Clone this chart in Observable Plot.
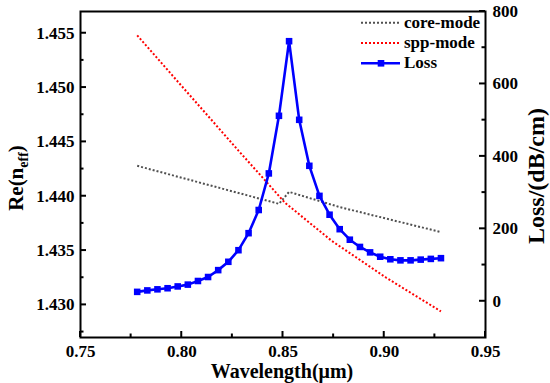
<!DOCTYPE html>
<html><head><meta charset="utf-8">
<script src="https://cdn.jsdelivr.net/npm/d3@7"></script>
<script src="https://cdn.jsdelivr.net/npm/@observablehq/plot@0.6"></script>
<style>
body{margin:0;background:#fff}
#chart{position:relative;width:550px;height:383px}
#chart svg{position:absolute;left:0;top:0}
#chart svg text{font-family:"Liberation Serif","Times New Roman",serif !important;font-weight:bold !important;}
</style></head><body><div id="chart"></div>
<script>
// ---- data ----
const wavelength = [0.778,0.783,0.788,0.793,0.798,0.803,0.808,0.813,0.818,0.823,0.828,0.833,0.838,0.843,0.848,0.853,0.858,0.863,0.868,0.873,0.878,0.883,0.888,0.893,0.898,0.903,0.908,0.913,0.918,0.923,0.928];
const loss = [26,30,33,36,41,46,56,67,86,109,141,188,252,353,512,718,501,374,291,239,199,170,150,135,123,116,113,113,115,117,119];
const coreLambda = [0.778,0.828,0.848,0.853,0.878,0.928];
const coreNeff = [1.4428,1.4403,1.4393,1.4404,1.4390,1.4367];
const sppLambda = [0.778,0.828,0.851,0.874,0.901,0.928];
const sppNeff = [1.4548,1.4442,1.4394,1.4359,1.4325,1.4294];
const xTicks = [0.75,0.80,0.85,0.90,0.95];
const xMinor = [0.775,0.825,0.875,0.925];
const nTicks = [1.430,1.435,1.440,1.445,1.450,1.455];
const nMinor = [1.4275,1.4325,1.4375,1.4425,1.4475,1.4525];
const lossTicks = [0,200,400,600,800];
const lossMinor = [100,300,500,700];
const seriesNames = ["core-mode","spp-mode","Loss"];
const seriesColors = ["#505050","#ff0000","#0000ff"];
const xLabel = "Wavelength(μm)";
const lossLabel = "Loss/(dB/cm)";

// ---- build ----
const coreData = coreLambda.map((w,i)=>({w, n: coreNeff[i]}));
const sppData = sppLambda.map((w,i)=>({w, n: sppNeff[i]}));
const lossData = wavelength.map((w,i)=>({w, loss: loss[i]}));

const W = 550, H = 383;
const M = {marginLeft:80, marginRight:65, marginTop:11, marginBottom:46};
const MAJ = 6, MIN = 3.5;
const FONT = '"Liberation Serif","Times New Roman",serif';
const style = `font-family:${FONT};font-weight:bold;font-size:17px;color:#000;background:transparent;overflow:visible;`;
const TF = {fontFamily: FONT, fontWeight: "bold", fontSize: 17};
const dotted = {strokeWidth: 2, strokeDasharray: "2,2", strokeLinecap: "butt", strokeLinejoin: "miter"};

const plotA = Plot.plot({
  width: W, height: H, ...M, style,
  x: {domain: [0.75, 0.95]},
  y: {domain: [1.427, 1.457]},
  marks: [
    Plot.line(coreData, {x: "w", y: "n", stroke: seriesColors[0], ...dotted}),
    Plot.line(sppData, {x: "w", y: "n", stroke: seriesColors[1], ...dotted}),
    Plot.axisX({ticks: xTicks, tickSize: 0, tickPadding: 7, tickFormat: d3.format(".2f"), label: null, ...TF}),
    Plot.axisY({ticks: nTicks, tickSize: 0, tickPadding: 6, tickFormat: d3.format(".3f"), label: null, ...TF}),
    Plot.frame({strokeWidth: 2})
  ]
});

const plotB = Plot.plot({
  width: W, height: H, ...M, style,
  x: {domain: [0.75, 0.95], axis: null},
  y: {domain: [-100, 800]},
  marks: [
    Plot.line(lossData, {x: "w", y: "loss", stroke: seriesColors[2], strokeWidth: 2.6}),
    Plot.dot(lossData, {x: "w", y: "loss", symbol: "square", r: 3.7, fill: seriesColors[2]}),
    Plot.axisY({anchor: "right", ticks: lossTicks, tickSize: 0, tickPadding: 7, tickFormat: d => d, label: null, ...TF})
  ]
});

const chart = document.getElementById("chart");
chart.appendChild(plotA);
chart.appendChild(plotB);

// inward ticks, positioned with the plots' own scales
const sx = plotA.scale("x"), sy = plotA.scale("y"), sl = plotB.scale("y");
const L = M.marginLeft, R = W - M.marginRight, B = H - M.marginBottom;
const sa = d3.select(plotA), sb = d3.select(plotB);
const tg = sa.append("g").attr("stroke", "#000").attr("stroke-width", 2);
[[xTicks, MAJ], [xMinor, MIN]].forEach(([ts, len]) => ts.forEach(t => {
  const px = sx.apply(t);
  tg.append("line").attr("x1", px).attr("x2", px).attr("y1", B).attr("y2", B - len);
}));
[[nTicks, MAJ], [nMinor, MIN]].forEach(([ts, len]) => ts.forEach(t => {
  const py = sy.apply(t);
  tg.append("line").attr("x1", L).attr("x2", L + len).attr("y1", py).attr("y2", py);
}));
const tgb = sb.append("g").attr("stroke", "#000").attr("stroke-width", 2);
[[lossTicks, MAJ], [lossMinor, MIN]].forEach(([ts, len]) => ts.forEach(t => {
  const py = sl.apply(t);
  tgb.append("line").attr("x1", R).attr("x2", R - len).attr("y1", py).attr("y2", py);
}));

// axis titles
sa.append("text").attr("x", 282).attr("y", 378).attr("text-anchor", "middle")
  .attr("font-size", 20).attr("fill", "#000").text(xLabel);
const re = sa.append("text").attr("transform", "translate(23,178) rotate(-90)").attr("text-anchor", "middle")
  .attr("font-size", 21).attr("fill", "#000");
re.append("tspan").text("Re(n");
re.append("tspan").attr("font-size", 14).attr("dy", 5).text("eff");
re.append("tspan").attr("dy", -5).text(")");
sa.append("text").attr("transform", "translate(544,176) rotate(-90)").attr("text-anchor", "middle")
  .attr("font-size", 24).attr("fill", "#000").text(lossLabel);

// legend
const rows = [22.7, 43, 63.3];
seriesNames.forEach((name, i) => {
  const g = sb.append("g");
  const ln = g.append("line").attr("x1", 361).attr("x2", 400).attr("y1", rows[i]).attr("y2", rows[i])
    .attr("stroke", seriesColors[i]);
  if (i < 2) ln.attr("stroke-width", 2).attr("stroke-dasharray", "2,2");
  else {
    ln.attr("stroke-width", 2.6);
    g.append("rect").attr("x", 381 - 3.3).attr("y", rows[i] - 3.3).attr("width", 6.6).attr("height", 6.6).attr("fill", seriesColors[i]);
  }
  g.append("text").attr("x", 404).attr("y", rows[i] + 5).attr("text-anchor", "start").attr("font-size", 17)
    .attr("fill", "#000").text(name);
});
</script></body></html>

┄┄┄┄┄┄┄┄┄┄

Task goal: Omit pictures; set down the rest of the material word for word.

Solved problem:
Clone this chart in Observable Plot.
<!DOCTYPE html>
<html><head><meta charset="utf-8">
<script src="https://cdn.jsdelivr.net/npm/d3@7"></script>
<script src="https://cdn.jsdelivr.net/npm/@observablehq/plot@0.6"></script>
<style>
body{margin:0;background:#fff}
#chart{position:relative;width:550px;height:383px}
#chart svg{position:absolute;left:0;top:0}
#chart svg text{font-family:"Liberation Serif","Times New Roman",serif !important;font-weight:bold !important;}
</style></head><body><div id="chart"></div>
<script>
// ---- data ----
const wavelength = [0.778,0.783,0.788,0.793,0.798,0.803,0.808,0.813,0.818,0.823,0.828,0.833,0.838,0.843,0.848,0.853,0.858,0.863,0.868,0.873,0.878,0.883,0.888,0.893,0.898,0.903,0.908,0.913,0.918,0.923,0.928];
const loss = [26,30,33,36,41,46,56,67,86,109,141,188,252,353,512,718,501,374,291,239,199,170,150,135,123,116,113,113,115,117,119];
const coreLambda = [0.778,0.828,0.848,0.853,0.878,0.928];
const coreNeff = [1.4428,1.4403,1.4393,1.4404,1.4390,1.4367];
const sppLambda = [0.778,0.828,0.851,0.874,0.901,0.928];
const sppNeff = [1.4548,1.4442,1.4394,1.4359,1.4325,1.4294];
const xTicks = [0.75,0.80,0.85,0.90,0.95];
const xMinor = [0.775,0.825,0.875,0.925];
const nTicks = [1.430,1.435,1.440,1.445,1.450,1.455];
const nMinor = [1.4275,1.4325,1.4375,1.4425,1.4475,1.4525];
const lossTicks = [0,200,400,600,800];
const lossMinor = [100,300,500,700];
const seriesNames = ["core-mode","spp-mode","Loss"];
const seriesColors = ["#505050","#ff0000","#0000ff"];
const xLabel = "Wavelength(μm)";
const lossLabel = "Loss/(dB/cm)";

// ---- build ----
const coreData = coreLambda.map((w,i)=>({w, n: coreNeff[i]}));
const sppData = sppLambda.map((w,i)=>({w, n: sppNeff[i]}));
const lossData = wavelength.map((w,i)=>({w, loss: loss[i]}));

const W = 550, H = 383;
const M = {marginLeft:80, marginRight:65, marginTop:11, marginBottom:46};
const MAJ = 6, MIN = 3.5;
const FONT = '"Liberation Serif","Times New Roman",serif';
const style = `font-family:${FONT};font-weight:bold;font-size:17px;color:#000;background:transparent;overflow:visible;`;
const TF = {fontFamily: FONT, fontWeight: "bold", fontSize: 17};
const dotted = {strokeWidth: 2, strokeDasharray: "2,2", strokeLinecap: "butt", strokeLinejoin: "miter"};

const plotA = Plot.plot({
  width: W, height: H, ...M, style,
  x: {domain: [0.75, 0.95]},
  y: {domain: [1.427, 1.457]},
  marks: [
    Plot.line(coreData, {x: "w", y: "n", stroke: seriesColors[0], ...dotted}),
    Plot.line(sppData, {x: "w", y: "n", stroke: seriesColors[1], ...dotted}),
    Plot.axisX({ticks: xTicks, tickSize: 0, tickPadding: 7, tickFormat: d3.format(".2f"), label: null, ...TF}),
    Plot.axisY({ticks: nTicks, tickSize: 0, tickPadding: 6, tickFormat: d3.format(".3f"), label: null, ...TF}),
    Plot.frame({strokeWidth: 2})
  ]
});

const plotB = Plot.plot({
  width: W, height: H, ...M, style,
  x: {domain: [0.75, 0.95], axis: null},
  y: {domain: [-100, 800]},
  marks: [
    Plot.line(lossData, {x: "w", y: "loss", stroke: seriesColors[2], strokeWidth: 2.6}),
    Plot.dot(lossData, {x: "w", y: "loss", symbol: "square", r: 3.7, fill: seriesColors[2]}),
    Plot.axisY({anchor: "right", ticks: lossTicks, tickSize: 0, tickPadding: 7, tickFormat: d => d, label: null, ...TF})
  ]
});

const chart = document.getElementById("chart");
chart.appendChild(plotA);
chart.appendChild(plotB);

// inward ticks, positioned with the plots' own scales
const sx = plotA.scale("x"), sy = plotA.scale("y"), sl = plotB.scale("y");
const L = M.marginLeft, R = W - M.marginRight, B = H - M.marginBottom;
const sa = d3.select(plotA), sb = d3.select(plotB);
const tg = sa.append("g").attr("stroke", "#000").attr("stroke-width", 2);
[[xTicks, MAJ], [xMinor, MIN]].forEach(([ts, len]) => ts.forEach(t => {
  const px = sx.apply(t);
  tg.append("line").attr("x1", px).attr("x2", px).attr("y1", B).attr("y2", B - len);
}));
[[nTicks, MAJ], [nMinor, MIN]].forEach(([ts, len]) => ts.forEach(t => {
  const py = sy.apply(t);
  tg.append("line").attr("x1", L).attr("x2", L + len).attr("y1", py).attr("y2", py);
}));
const tgb = sb.append("g").attr("stroke", "#000").attr("stroke-width", 2);
[[lossTicks, MAJ], [lossMinor, MIN]].forEach(([ts, len]) => ts.forEach(t => {
  const py = sl.apply(t);
  tgb.append("line").attr("x1", R).attr("x2", R - len).attr("y1", py).attr("y2", py);
}));

// axis titles
sa.append("text").attr("x", 282).attr("y", 378).attr("text-anchor", "middle")
  .attr("font-size", 20).attr("fill", "#000").text(xLabel);
const re = sa.append("text").attr("transform", "translate(23,178) rotate(-90)").attr("text-anchor", "middle")
  .attr("font-size", 21).attr("fill", "#000");
re.append("tspan").text("Re(n");
re.append("tspan").attr("font-size", 14).attr("dy", 5).text("eff");
re.append("tspan").attr("dy", -5).text(")");
sa.append("text").attr("transform", "translate(544,176) rotate(-90)").attr("text-anchor", "middle")
  .attr("font-size", 24).attr("fill", "#000").text(lossLabel);

// legend
const rows = [22.7, 43, 63.3];
seriesNames.forEach((name, i) => {
  const g = sb.append("g");
  const ln = g.append("line").attr("x1", 361).attr("x2", 400).attr("y1", rows[i]).attr("y2", rows[i])
    .attr("stroke", seriesColors[i]);
  if (i < 2) ln.attr("stroke-width", 2).attr("stroke-dasharray", "2,2");
  else {
    ln.attr("stroke-width", 2.6);
    g.append("rect").attr("x", 381 - 3.3).attr("y", rows[i] - 3.3).attr("width", 6.6).attr("height", 6.6).attr("fill", seriesColors[i]);
  }
  g.append("text").attr("x", 404).attr("y", rows[i] + 5).attr("text-anchor", "start").attr("font-size", 17)
    .attr("fill", "#000").text(name);
});
</script></body></html>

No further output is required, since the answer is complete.